By my early twenties, the situation was becoming desperate. Already at rock bottom, instead of climbing out of my pit, I had grabbed a shovel and started to dig. My “occasional” crack cocaine habit had gradually become my whole life and, with two young children depending on me, I knew I had to take some responsibility.

So, for the first time I made the right decision and sacrificed everything around me - my security, my home, even my children - to go into a residential rehabilitation centre. This was no holiday camp, but next month I will have been free of cocaine for seven years.

After treatment, I went back into education because that seemed to be the norm for recovering addicts. However, at first I approached my studies as an end result only, and without any real interest in what I was learning, I would always drop out for more immediately rewarding ventures.

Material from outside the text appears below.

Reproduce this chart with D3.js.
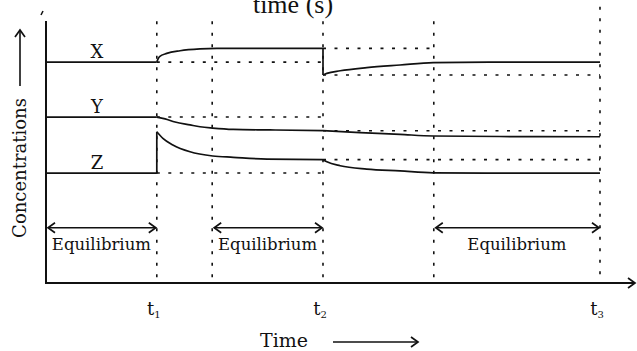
<!DOCTYPE html>
<html>
<head>
<meta charset="utf-8">
<script src="https://cdn.jsdelivr.net/npm/d3@7/dist/d3.min.js"></script>
<style>
  body { margin: 0; background: #fff; }
  svg text { font-family: "DejaVu Serif", serif; fill: #111; }
</style>
</head>
<body>
<div id="chart"></div>
<script>
// times of the disturbances (t1, t2, t3) and where each equilibrium starts/ends
var tMarks = [2, 5, 10];
var tLabels = ['1', '2', '3'];
var guideTimes = [2, 3, 5, 7, 10];
var eqRanges = [[0, 2], [3, 5], [7, 10]];

// concentration curves, split into pieces at the jumps
var seriesX = [
  [[0, 84.0], [2, 84.0]],
  [[2, 84.1], [2.05, 86.1], [2.18, 87.3], [2.42, 88.3], [2.78, 89.0], [3.08, 89.2], [4, 89.2], [5, 89.2]],
  [[5, 89.2], [5, 79.1]],
  [[5, 79.1], [5.07, 79.7], [5.31, 80.7], [5.79, 81.9], [6.39, 82.9], [6.99, 83.8], [8, 84.0], [10, 84.0]]
];
var seriesY = [
  [[0, 63.1], [2, 63.1]],
  [[2, 63.1], [2.15, 62.4], [2.33, 61.2], [2.6, 60.1], [2.78, 59.4], [3.01, 58.9], [3.38, 58.4], [4.04, 58.2], [5, 57.9]],
  [[5, 57.9], [5.67, 57.2], [6.39, 56.5], [6.99, 55.9], [8.19, 55.7], [10, 55.6]]
];
var seriesZ = [
  [[0, 41.8], [2, 41.8]],
  [[2, 41.8], [2, 57.5]],
  [[2, 57.5], [2.11, 55.0], [2.29, 52.5], [2.6, 49.9], [3.01, 48.3], [3.38, 47.8], [3.99, 47.1], [5, 46.9]],
  [[5, 46.9], [5.07, 46.1], [5.31, 44.6], [5.79, 43.3], [6.39, 42.6], [6.99, 41.9], [8, 41.8], [10, 41.8]]
];
// dotted reference levels: [from, to, concentration]
var refX = [[2, 5, 84.0], [5, 7, 89.2], [5, 10, 79.1]];
var refY = [[2, 5, 63.1], [5, 10, 57.9]];
var refZ = [[2, 5, 41.8], [5, 10, 46.9]];
var names = ['X', 'Y', 'Z'];
var startLevels = [84.0, 63.1, 41.8];

var width = 637, height = 351;
var svg = d3.select('#chart').append('svg')
  .attr('width', width)
  .attr('height', height);

var x = d3.scaleLinear().domain([0, 10.65]).range([46, 636]);
var y = d3.scaleLinear().domain([0, 100]).range([283, 20]);

var defs = svg.append('defs');
defs.append('marker')
  .attr('id', 'head')
  .attr('viewBox', '-8 -6 10 12')
  .attr('markerWidth', 10).attr('markerHeight', 12)
  .attr('markerUnits', 'userSpaceOnUse')
  .attr('orient', 'auto-start-reverse')
  .append('path')
  .attr('d', 'M-7,-5L0,0L-7,5')
  .attr('fill', 'none')
  .attr('stroke', '#111')
  .attr('stroke-width', 1.7);

var dash = '3,8.5';

// vertical guides
svg.selectAll('.guide')
  .data(guideTimes)
  .enter().append('line')
  .attr('class', 'guide')
  .attr('x1', function (d) { return x(d); })
  .attr('x2', function (d) { return x(d); })
  .attr('y1', function (d) { return d === 10 ? y(105) : y(99.5); })
  .attr('y2', y(2))
  .attr('stroke', '#111')
  .attr('stroke-width', 1.6)
  .attr('stroke-dasharray', dash);

// horizontal reference levels
var refs = refX.concat(refY, refZ);
svg.selectAll('.ref')
  .data(refs)
  .enter().append('line')
  .attr('class', 'ref')
  .attr('x1', function (d) { return x(d[0]); })
  .attr('x2', function (d) { return x(d[1]); })
  .attr('y1', function (d) { return y(d[2]); })
  .attr('y2', function (d) { return y(d[2]); })
  .attr('stroke', '#111')
  .attr('stroke-width', 1.6)
  .attr('stroke-dasharray', dash);

// curves
var line = d3.line()
  .x(function (d) { return x(d[0]); })
  .y(function (d) { return y(d[1]); })
  .curve(d3.curveMonotoneX);

[seriesX, seriesY, seriesZ].forEach(function (s) {
  svg.append('g').selectAll('path')
    .data(s)
    .enter().append('path')
    .attr('d', line)
    .attr('fill', 'none')
    .attr('stroke', '#111')
    .attr('stroke-width', 1.7);
});

// series names
svg.selectAll('.name')
  .data(names)
  .enter().append('text')
  .attr('class', 'name')
  .attr('x', x(0.92))
  .attr('y', function (d, i) { return y(startLevels[i]) - 4.5; })
  .attr('text-anchor', 'middle')
  .style('font-size', '18px')
  .text(function (d) { return d; });

// axes
svg.append('line')
  .attr('x1', x(0)).attr('x2', x(0))
  .attr('y1', y(0) + 1).attr('y2', y(99.6))
  .attr('stroke', '#111').attr('stroke-width', 2);
svg.append('path')
  .attr('d', 'M41,15L43,11')
  .attr('stroke', '#111').attr('stroke-width', 1.5);
svg.append('line')
  .attr('x1', x(0) - 1).attr('x2', x(10.65) - 1)
  .attr('y1', y(0)).attr('y2', y(0))
  .attr('stroke', '#111').attr('stroke-width', 2)
  .attr('marker-end', 'url(#head)');

// equilibrium arrows
var eqY = y(21);
svg.selectAll('.eq')
  .data(eqRanges)
  .enter().append('line')
  .attr('class', 'eq')
  .attr('x1', function (d) { return x(d[0]) + 2; })
  .attr('x2', function (d) { return x(d[1]) - 1; })
  .attr('y1', eqY).attr('y2', eqY)
  .attr('stroke', '#111').attr('stroke-width', 1.6)
  .attr('marker-start', 'url(#head)')
  .attr('marker-end', 'url(#head)');
svg.selectAll('.eqlab')
  .data(eqRanges)
  .enter().append('text')
  .attr('class', 'eqlab')
  .attr('x', function (d) { return x((d[0] + d[1]) / 2); })
  .attr('y', eqY + 22)
  .attr('text-anchor', 'middle')
  .style('font-size', '16.5px')
  .text('Equilibrium');

// t ticks
var tl = svg.selectAll('.tlab')
  .data(tMarks)
  .enter().append('text')
  .attr('class', 'tlab')
  .attr('x', function (d) { return x(d) - 3; })
  .attr('y', 315)
  .attr('text-anchor', 'middle')
  .style('font-size', '18px');
tl.append('tspan').text('t');
tl.append('tspan')
  .attr('dy', 3)
  .style('font-size', '10px')
  .text(function (d, i) { return tLabels[i]; });

// axis titles
svg.append('text')
  .attr('x', 284).attr('y', 347)
  .attr('text-anchor', 'middle')
  .style('font-size', '19px')
  .text('Time');
svg.append('line')
  .attr('x1', 333).attr('x2', 418)
  .attr('y1', 342).attr('y2', 342)
  .attr('stroke', '#111').attr('stroke-width', 1.6)
  .attr('marker-end', 'url(#head)');

svg.append('text')
  .attr('transform', 'translate(26,168) rotate(-90)')
  .attr('text-anchor', 'middle')
  .style('font-size', '18px')
  .text('Concentrations');
svg.append('line')
  .attr('x1', 20).attr('x2', 20)
  .attr('y1', 86).attr('y2', 30)
  .attr('stroke', '#111').attr('stroke-width', 1.6)
  .attr('marker-end', 'url(#head)');

// clipped caption at the very top
svg.append('text')
  .attr('x', 293).attr('y', 13)
  .attr('text-anchor', 'middle')
  .style('font-family', '"Liberation Serif", serif')
  .style('font-size', '26px')
  .text('time (s)');
</script>
</body>
</html>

It was one such venture that led me to apply for work at the Immigration Authority as an audio typist, transcribing asylum case appeals. One of the first cases I worked on was an account of a 28-year-old Somalian woman who had fled to Britain to escape the war in her country. The tape was a revelation to me. As her story of conflict and suffering went on, I was simultaneously gripped by sympathy and shame. Until now, I had thought my life was a tragedy and I’d had it bad. Later I found myself typing the rejection of her appeal - on the grounds that the war had now ended. I can remember that moment as if I were experiencing it now, because suddenly all my problems and the injustices I had suffered were insignificant; worse, they were downright indulgent.

This stranger’s story became another life-changing event for me, because it sparked an interest that quickly grew into a passion. I realised I knew so little about the world in which I lived, and I wanted to learn about the lives and conditions of people around the world.

So once again I turned to education in a quest to change my life. But this time my focus was different, with my mind fixed on the process rather than the outcome. I didn’t have a particular goal in mind, but now I was driven by the desire to learn. And having successfully completed my access course and the first year of a degree in human rights and social policy at Roehampton university, I am at last doing just that.